Going to the beach outside summer months can be risky. It’s a time when the weather is warm enough to be enjoyable, but the water ought to come with a “proceed with caution” sign.

But you’re at the beach! You want to embrace your surroundings, so you dip your toes in with apprehension to test the water, to see if it’s warm enough, to determine whether or not to emotionally invest yourself in the full beach experience.

This feeling, a combination of hopeful skepticism and blissful ignorance, sums up the state of affairs surrounding Georgia football at the moment.

 

I covered the Bulldogs for two years and understand the history of this program — whatever Georgia fans are feeling, I get it.  

And right now, they have plenty of reasons to feel good about themselves. The Bulldogs are 6-0. Their defense is one of the best in the country, giving up an average of just 10 points per game, ranking second overall in scoring defense behind only Penn State.

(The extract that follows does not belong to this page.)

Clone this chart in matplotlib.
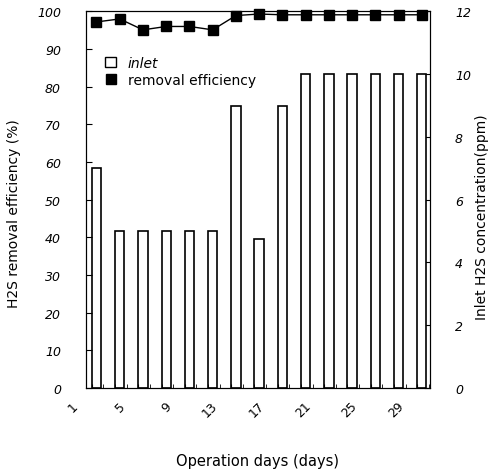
import matplotlib.pyplot as plt
import matplotlib.transforms as mtransforms
from matplotlib.lines import Line2D
from matplotlib.patches import Patch

days = [1, 3, 5, 7, 9, 11, 13, 15, 17, 19, 21, 23, 25, 27, 29]
inlet_ppm = [7, 5, 5, 5, 5, 5, 9, 4.75, 9, 10, 10, 10, 10, 10, 10]
removal_eff = [97.2, 98.0, 95.1, 96.0, 96.0, 95.1, 98.9, 99.3, 99.1, 99.1, 99.1, 99.1, 99.1, 99.1, 99.1]
tick_days = [1, 5, 9, 13, 17, 21, 25, 29]

plt.rcParams['font.family'] = ['DejaVu Sans']

fig = plt.figure(figsize=(4.9, 4.77), dpi=100)
ax = fig.add_axes([0.1755, 0.1845, 0.702, 0.7895])
ax2 = ax.twinx()

# bars on right axis (ppm), line on left axis (%)
ax2.bar([d + 0.4 for d in days], inlet_ppm, width=0.8, color='white',
        edgecolor='black', linewidth=1.2, zorder=2)
ax2.set_ylim(0, 12)
ax2.set_yticks(range(0, 13, 2))

ax.set_zorder(ax2.get_zorder() + 1)
ax.patch.set_visible(False)
ax.plot([d + 0.4 for d in days], removal_eff, color='black', lw=1,
        marker='s', markersize=7, clip_on=False, zorder=3)
ax.set_ylim(0, 100)
ax.set_yticks(range(0, 101, 10))
ax.set_xlim(0.5, 30.1)

ax.set_xticks(tick_days)
ax.set_xticks(range(1, 31), minor=True)
ax.tick_params(axis='x', which='both', direction='in', length=3, pad=8)
ax.tick_params(axis='y', direction='in', length=4, labelsize=9, pad=18)
ax2.tick_params(axis='y', direction='in', length=4, labelsize=9, pad=18)
ax.set_xticklabels([str(d) for d in tick_days], rotation=45, ha='right',
                   va='top', fontsize=9)
shift = mtransforms.ScaledTranslation(-11 / 100, 0, fig.dpi_scale_trans)
for lab in ax.xaxis.get_majorticklabels():
    lab.set_transform(lab.get_transform() + shift)
for lab in ax.get_yticklabels() + ax2.get_yticklabels():
    lab.set_fontstyle('italic')

ax.set_ylabel('H2S removal efficiency (%)', fontsize=10)
ax.yaxis.set_label_coords(-0.19, 0.465)
fig.text(0.984, 0.329, 'Inlet H2S concentration(ppm)', rotation=90,
         ha='center', va='bottom', fontsize=10)
ax.set_xlabel('Operation days (days)', fontsize=10.5, labelpad=24)

handles = [Patch(facecolor='white', edgecolor='black', label='inlet'),
           Line2D([], [], color='black', marker='s', linestyle='none',
                  markersize=7, label='removal efficiency')]
leg = ax.legend(handles=handles, loc='upper left', bbox_to_anchor=(0.02, 0.915),
                frameon=False, fontsize=10, handlelength=0.8,
                handletextpad=0.8, labelspacing=0.2)
leg.get_texts()[0].set_fontstyle('italic')

fig.savefig('out.png', dpi=100)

The run game features four backs that would probably be the feature back on any other team.

Jake Fromm, once thought to be insurance — forgive me — for Jacob Eason, looks wise beyond his years, calmly calling the shots pre-snap and making smart decisions. Whether he stays there is a question that can be avoided for as long as Eason continues to heal.

But the bottom line is Georgia is smoking teams, shutting out Tennessee on the road and putting up 45 on Vanderbilt in Nashville the past two weeks.

Dominant performances and playing a complete game from start to finish, have been a bit of an anomaly in recent years, even in good chunks of 2016. That cannot be stressed enough: this physicality, this type of winning, is new, a welcome adjustment of expectations.

Even so, Georgia fans have conditioned themselves to know better. A 2008 team with Matt Stafford, Knowshon Moreno and A.J. Green that entered the season with perhaps the highest hopes of any Georgia team in the past 10 years fluttered against Alabama before finishing strong. Recent years have seen losses to both rivals and teams that conventional wisdom says the Bulldogs just can’t lose to, from a game-winning staging of hot potato at Auburn in 2013 to a Josh Dobbs heave at Sanford Stadium in 2016.

Georgia has not won an SEC title since 2005, and hasn’t appeared in one since 2012, a game that is the highest-profile microcosm of Georgia’s struggles to get over the hump, running out of time inside the Alabama 10-yard line, a touchdown away from winning and likely playing for a national title. It’s one of the main reasons cited for Mark Richt’s dismissal —  year after year, Georgia was winning, but not enough.

So with each passing victory on an admittedly so-far soft schedule, and every climb in the AP Poll — Georgia currently sits at no.4 — things start to get a bit more real.  It’s been a long time since Georgia has been a part of the national conversation — to even see a number four next to Georgia’s name brings a double take.

The rest of the schedule in 2017 looks favorable. Florida, a team that has had Georgia’s number the past three years despite featuring various character actors at quarterback, just lost to an LSU team that was a week off of a loss to Troy. Auburn will be a tough test, and Georgia Tech is decent, but the Bulldogs could very well have the East wrapped up by then. That would likely set up a five-years-later rematch against Alabama, with Kirby Smart going up against his former team.

It’s a bit premature to talk national championship for Georgia this year. But the remaining of the season is a test for how likely it will be in the future.

It’s also a chance for the fragile psyche of Georgia fans to be permanently altered, to pull up an umbrella, pick up a good book, and take comfort in the fact that, after years on edge, things will work out in the end.